The door opening startles me out of a nightmare, and when I look up, I'm not entirely convinced this isn't still a dream.

    "You called for the bathroom?"

    Vince is walking over to my wheelchair with a strange smile on his face, and my brain produces too many questions at once to even process what's happening; especially when I'm still half asleep.

    "How are you here now?" I ask groggily, blinking hard to try to adjust my eyes.

    "Shift change at half past one. Come on, get up," he says, wheeling my chair over to the side of the bed.

    "I never—" I stop myself. I never called him to go to the bathroom, I was fast asleep. But I think he knows that.

    I'll take any excuse to leave the room, so I transfer into my wheelchair and Vince lets me stop to put on my shoes.

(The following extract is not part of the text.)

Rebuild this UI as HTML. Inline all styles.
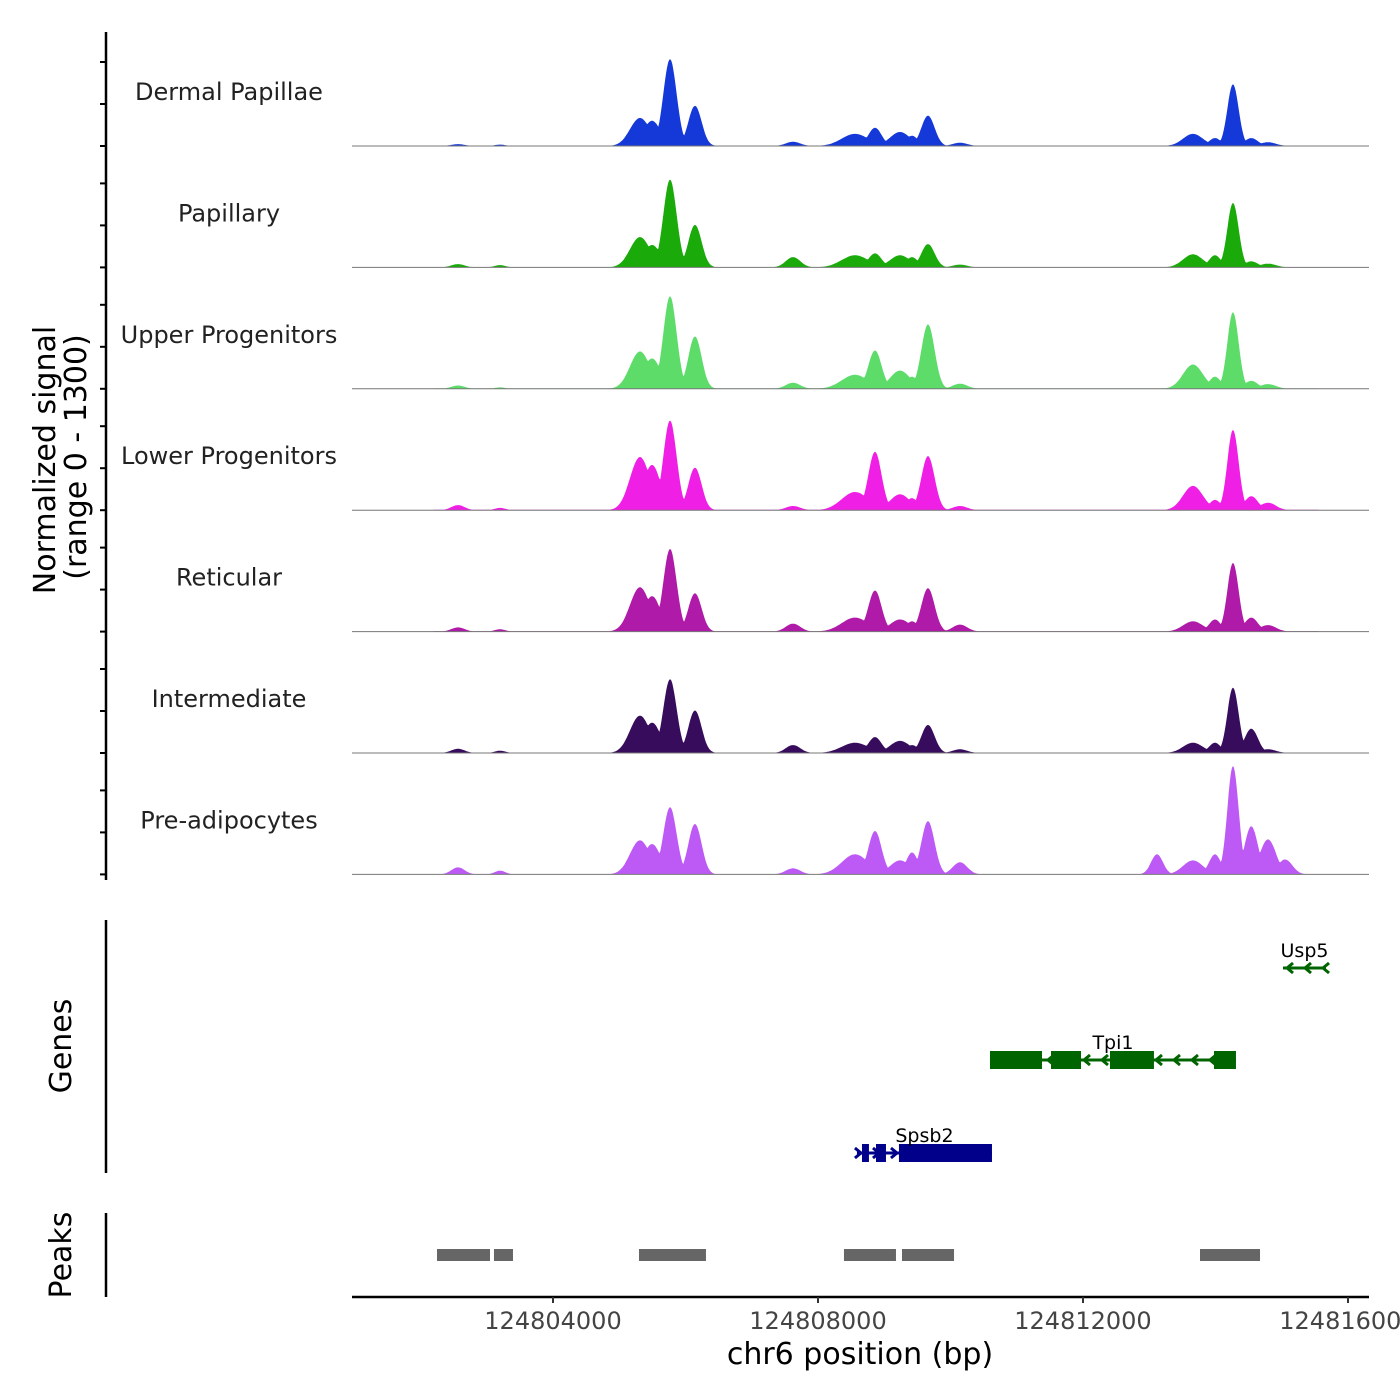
<!DOCTYPE html>
<html><head><meta charset="utf-8">
<style>
html,body{margin:0;padding:0;background:#fff;}
svg{display:block;font-family:"DejaVu Sans","Liberation Sans",sans-serif;}
</style></head>
<body>
<svg id="chart" width="1400" height="1400" viewBox="0 0 1400 1400" xmlns="http://www.w3.org/2000/svg">
<g id="tracks"></g>
<g id="leftaxis"></g>
<text transform="translate(55,460) rotate(-90)" text-anchor="middle" font-size="30" fill="#000">Normalized signal</text>
<text transform="translate(86,457) rotate(-90)" text-anchor="middle" font-size="30" fill="#000">(range 0 - 1300)</text>
<line x1="106" y1="920" x2="106" y2="1173" stroke="#000" stroke-width="2.5"/>
<text transform="translate(71,1046) rotate(-90)" text-anchor="middle" font-size="30" fill="#000">Genes</text>
<line x1="106" y1="1213" x2="106" y2="1297" stroke="#000" stroke-width="2.5"/>
<text transform="translate(71,1255) rotate(-90)" text-anchor="middle" font-size="30" fill="#000">Peaks</text>
<g id="genes"></g>
<g id="peaks"></g>
<g id="xaxis"></g>
<text x="860" y="1364" text-anchor="middle" font-size="30" fill="#000">chr6 position (bp)</text>
</svg>
<script>
const trackNames = ["Dermal Papillae","Papillary","Upper Progenitors","Lower Progenitors","Reticular","Intermediate","Pre-adipocytes"];
const trackColors = ["#1538d8","#1aaa0a","#5ddc6a","#f01fe6","#b01aa8","#380c5c","#bd5af5"];
const peakPositions = [124802566,124803200,124805313,124805494,124805766,124806143,124807623,124808558,124808860,124809238,124809419,124809660,124810143,124813117,124813660,124813992,124814264,124814540,124814792,124815050];
const peakWidths = [100,80,150,130,100,100,110,200,100,150,90,100,110,90,150,90,85,100,120,110];
const sigDermal = [20,15,300,270,930,430,45,130,195,150,110,325,35,0,130,85,660,85,40,0];
const sigPapillary = [35,25,325,240,940,455,110,130,150,130,110,250,30,0,140,130,690,65,40,0];
const sigUpper = [35,15,400,325,990,560,65,150,410,195,130,690,55,0,260,130,820,85,50,0];
const sigLower = [55,25,570,485,960,455,45,195,625,170,130,580,45,0,260,110,860,150,80,0];
const sigReticular = [45,25,475,380,885,410,85,150,440,130,110,465,75,0,110,130,735,150,70,0];
const sigIntermediate = [45,25,400,325,790,455,85,110,170,130,85,300,40,0,110,110,700,260,40,0];
const sigPreadip = [75,40,365,325,720,540,65,215,465,150,235,570,130,215,150,215,1160,515,375,160];
const trackSignals = [sigDermal,sigPapillary,sigUpper,sigLower,sigReticular,sigIntermediate,sigPreadip];
const xTicks = [124804000,124808000,124812000,124816000];
const xTickLabels = ["124804000","124808000","124812000","124816000"];
const peakStarts = [124802249,124803109,124805298,124808392,124809268,124813766];
const peakEnds = [124803049,124803396,124806309,124809177,124810053,124814672];
const tpi1Exons = [[124810596,124811381],[124811517,124811970],[124812407,124813071],[124813977,124814309]];
const spsb2Exons = [[124808664,124808769],[124808875,124809026],[124809222,124810626]];
const geneNames = ["Usp5","Tpi1","Spsb2"];
const geneStarts = [124815019,124810596,124808588];
const geneEnds = [124815668,124814309,124810626];

const NS="http://www.w3.org/2000/svg";
const X0=352,X1=1369,BP0=124800966,BP1=124816317;
const xs=bp=>X0+(bp-BP0)/(BP1-BP0)*(X1-X0);
const TRACK_H=121.4, FIRST_BASE=146, YMAX=1300;
const ys=(v,base)=>base-v/YMAX*TRACK_H;
function mk(tag,attrs,parent){const e=document.createElementNS(NS,tag);for(const k in attrs)e.setAttribute(k,attrs[k]);parent.appendChild(e);return e;}

const tracks=document.getElementById('tracks');
const leftaxis=document.getElementById('leftaxis');
mk('line',{x1:106,y1:32,x2:106,y2:880,stroke:'#000','stroke-width':2.5},leftaxis);
const START=124802200, END=124815550;
trackNames.forEach((name,i)=>{
  const base=FIRST_BASE+i*TRACK_H;
  const g=mk('g',{},tracks);
  
  
  const sig=trackSignals[i];
  let d='M'+xs(START)+','+base;
  for(let bp=START;bp<=END;bp+=15){
    let v=4;
    for(let k=0;k<peakPositions.length;k++){
      const z=(bp-peakPositions[k])/peakWidths[k];
      const c=sig[k]*Math.exp(-0.5*z*z);
      if(c>v)v=c;
    }
    d+=' L'+xs(bp).toFixed(1)+','+ys(v,base).toFixed(1);
  }
  d+=' L'+xs(END)+','+base+' Z';
  const p=mk('path',{d:d,fill:trackColors[i]},g);
  
  
  const bl=mk('line',{x1:X0,y1:base,x2:X1,y2:base,stroke:'#777','stroke-width':1},g);
  
  
  const t=mk('text',{x:229,y:base-46,'text-anchor':'middle','font-size':24,fill:'#222'},g);
  t.textContent=name;
  
  
  [0,42,84].forEach(o=>{
    const tk=mk('line',{x1:100,y1:base-o,x2:106,y2:base-o,stroke:'#000','stroke-width':2},leftaxis);
    
    
  });
});

const genes=document.getElementById('genes');
const GREEN='#006400', BLUE='#00008b';
const geneY=[968,1060,1153], geneCol=[GREEN,GREEN,BLUE], geneDir=[-1,-1,1];
const geneExons=[[],tpi1Exons,spsb2Exons];
geneNames.forEach((n,i)=>{
  const g=mk('g',{},genes);
  
  
  const y=geneY[i],c=geneCol[i],x1=xs(geneStarts[i]),x2=xs(geneEnds[i]);
  mk('line',{x1:x1,y1:y,x2:x2,y2:y,stroke:c,'stroke-width':3},g);
  const step=18;
  for(let x=x1+4;x<=x2;x+=step){
    const dx=geneDir[i]*-6;
    mk('polyline',{points:(x+dx)+','+(y-5)+' '+x+','+y+' '+(x+dx)+','+(y+5),fill:'none',stroke:c,'stroke-width':3},g);
  }
  geneExons[i].forEach(e=>{
    const r=mk('rect',{x:xs(e[0]),y:y-9,width:xs(e[1])-xs(e[0]),height:18,fill:c},g);
    
    
  });
  const t=mk('text',{x:(x1+x2)/2,y:y-11,'text-anchor':'middle','font-size':19,fill:'#000'},g);
  t.textContent=n;
  
  
});

const peaks=document.getElementById('peaks');
peakStarts.forEach((s,i)=>{
  const r=mk('rect',{x:xs(s),y:1249,width:xs(peakEnds[i])-xs(s),height:12,fill:'#666'},peaks);
  
  
});

const xaxis=document.getElementById('xaxis');
mk('line',{x1:X0,y1:1297,x2:X1,y2:1297,stroke:'#000','stroke-width':2.5},xaxis);
xTicks.forEach((t,i)=>{
  const x=xs(t);
  const tk=mk('line',{x1:x,y1:1297,x2:x,y2:1303,stroke:'#333','stroke-width':2},xaxis);
  
  
  const l=mk('text',{x:x,y:1329,'text-anchor':'middle','font-size':24,fill:'#444'},xaxis);
  l.textContent=xTickLabels[i];
  
  
});
</script>
</body></html>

I'm still wearing my clothes from today, so changing seems unnecessary, especially if we're just going to the bathroom like he said. Maybe he'll have an explanation, maybe he'll break the news of how long I'll be in solitary. No matter what, I could use it.

    But when he takes me into the bathroom, then says nothing the whole time, I start to get confused. He could have imagined me calling for him, sure, but something about this seems unusual.

    I walk—well, waddle—over to the sink after, finish up my tens, then wash my hands. The cold water helps wake me up, and I consider standing there for the ten minutes, but I shouldn't keep Vince waiting. That's a choice I let myself make, thankfully. If I have nowhere to be or I'm frustrated or stressed out, I take the ten minutes. But since Vince is standing there, my brain tells me it's okay to opt for ten seconds instead.

    I sit back down in my chair, and Vince rolls me out of the bathroom. The hallway is eerily quiet, but there are still nurses everywhere. I don't recognize a lot of them, most likely because they're the night people. They stand posted outside of doors in the hall, and all eyes are on us. I look down.